We are given a sequence : [1,2,...N]. Lets consider all the permutations of the above sequence. Now, a good permutation is defined as the one in which there is atleast one pair of numbers such that a[i]+1=a[i+1]. How to count the number of good permutations ? This problem is from some old contest.

• +15

 » 19 months ago, # |   +5 can you give the problem link plz
•  » » 19 months ago, # ^ |   0 I've solved the problem :-)
 » 19 months ago, # |   +15 Hint 1You may try to count sequences that contains $12$, or $23$ etc, but you should soon realize that these contain many common sequences and subtracting them is hard. So try finding different approach. Hint 2Almost all counting problems that has a "atleast one" in it can be solved by solving the reverse problem and subtracting that from the total number of ways. Here the answer is $n!$ minus the number of permutations that don't have any $p_i +1 = p_{i +1}$ Hint 3The later part can be calculated by a recurrence. Let $f_n$ be the number of permutation with no $[k, k+1]$ as sub-string. You can get a valid permutation of $n-1$ elements and insert $n$ in any of $n - 1$ spaces to get a valid permutation of $n$ elements. Or, you can get a permutation of $n-2$ elements and insert $[n, n-1]$ in any of $n - 2$ spaces to get a valid permutation. So, $f_n = (n-1)f_{n-1} + (n-2)f_{n-2}$. Final answer is $n! - f_n$.

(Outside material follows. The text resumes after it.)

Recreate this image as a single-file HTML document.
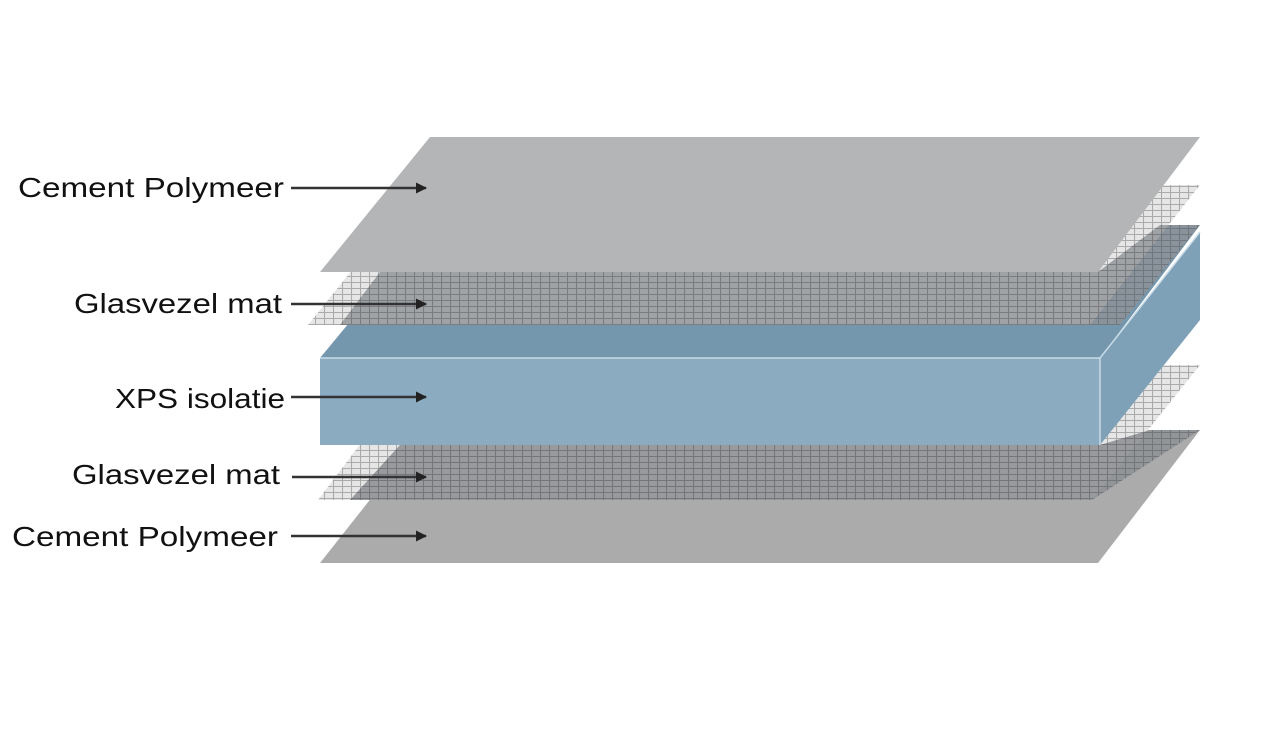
<!DOCTYPE html>
<html><head><meta charset="utf-8"><style>html,body{margin:0;padding:0;background:#fff}svg{display:block}</style></head>
<body>
<svg width="1280" height="729" viewBox="0 0 1280 729" xmlns="http://www.w3.org/2000/svg">
<defs>
<pattern id="mesh" width="9" height="6" patternUnits="userSpaceOnUse">
<rect width="9" height="6" fill="#8f9296"/>
<path d="M0 0.5H9M0.5 0V6" stroke="#6e7074" stroke-width="1.1"/>
</pattern>
<pattern id="meshL" width="9" height="6" patternUnits="userSpaceOnUse">
<rect width="9" height="6" fill="#e6e6e6"/>
<path d="M0 0.5H9M0.5 0V6" stroke="#aaaaaa" stroke-width="1.1"/>
</pattern>
<marker id="ar" markerWidth="11" markerHeight="11" refX="10" refY="5.5" orient="auto" markerUnits="userSpaceOnUse"><path d="M0 0L11 5.5L0 11z" fill="#222"/></marker>
</defs>
<!-- lower sheet -->
<polygon points="425,430 1200,430 1098,563 320,563" fill="#ababab"/>
<!-- lower mesh -->
<polygon points="420,365 1200,365 1092,500 318,500" fill="url(#meshL)"/>
<polygon points="400,445 1100,445 1150,430 1200,430 1092,500 350,500" fill="url(#mesh)" opacity="0.9"/>
<!-- XPS box -->
<polygon points="430,225 1200,225 1100,358 320,358" fill="#7597ad"/>
<polygon points="1100,358 1200,232 1200,320 1100,445" fill="#7ea1b8"/>
<polygon points="320,358 1100,358 1100,445 320,445" fill="#8aabc0"/>
<path d="M320,358H1100L1200,232M1100,358V445" stroke="#c8dbe6" stroke-width="1.5" fill="none"/>
<!-- upper mesh -->
<polygon points="420,185 1200,185 1090,325 308,325" fill="url(#meshL)"/>
<polygon points="380,272 1098,272 1160,225 1200,225 1120,325 1090,325 340,325" fill="url(#mesh)" opacity="0.8"/>
<!-- top sheet -->
<polygon points="430,137 1200,137 1098,272 320,272" fill="#b4b5b7"/>
<!-- labels -->
<g font-family="Liberation Sans, sans-serif" font-size="28" fill="#111" text-anchor="end">
<text x="284" y="197" textLength="266" lengthAdjust="spacingAndGlyphs">Cement Polymeer</text>
<text x="282" y="313" textLength="208" lengthAdjust="spacingAndGlyphs">Glasvezel mat</text>
<text x="285" y="408" textLength="170" lengthAdjust="spacingAndGlyphs">XPS isolatie</text>
<text x="280" y="484" textLength="208" lengthAdjust="spacingAndGlyphs">Glasvezel mat</text>
<text x="278" y="546" textLength="266" lengthAdjust="spacingAndGlyphs">Cement Polymeer</text>
</g>
<g stroke="#333" stroke-width="2.5" marker-end="url(#ar)">
<line x1="291" y1="188" x2="426" y2="188"/>
<line x1="291" y1="304" x2="426" y2="304"/>
<line x1="291" y1="397" x2="426" y2="397"/>
<line x1="292" y1="477" x2="426" y2="477"/>
<line x1="291" y1="536" x2="426" y2="536"/>
</g>
</svg>
</body></html>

•  » » 19 months ago, # ^ | ← Rev. 5 →   0 I have a doubt : how can we be sure that permutations from (n-1)f_n-1 and (n-2)f_n-2 will not repeat.example let say we need f_5Now, one of the possible solution of f_4 be {3, 2, 1, 4}from this we will have more (n-1) permutations for f_5 , which are:{3, 2, 1, 5, 4} , {3, 2, 5, 1, 4}, so on.. and let one of the possible solution of f_3 be {3, 2, 1}than new (n-2) solution for f_5 generated from this would be:{3, 2, 1, 5, 4}, {3, 2, 5, 4, 1} , so on..but they are counting the same permutations {3, 2, 1, 5, 4}Please help if i am wrong.
•  » » » 19 months ago, # ^ |   +1 Yes there will be exactly one overlap for each of the permutation ins $f_{n - 2}$, that is why I am multiplying with $(n-2)$ instead of $(n-1)$, excluding the position where it will overlap.Try expanding your 'so on..' in the last paragraph. You'll see that there are $5-2=3$ valid permutations.
•  » » » » 19 months ago, # ^ |   -6 Yes, you are right thank you.But can you please tell, how did you figured out that you will need two terms in recurrence, like why not go with three terms, f(n) = (n-1)f(n-1) + (n-2)f(n-2) + (n-3)f(n-3). I know it sounds funny but i want to know the approach you used
•  » » » » » 19 months ago, # ^ |   +9 All good permutations belong to a form of the first or the second type.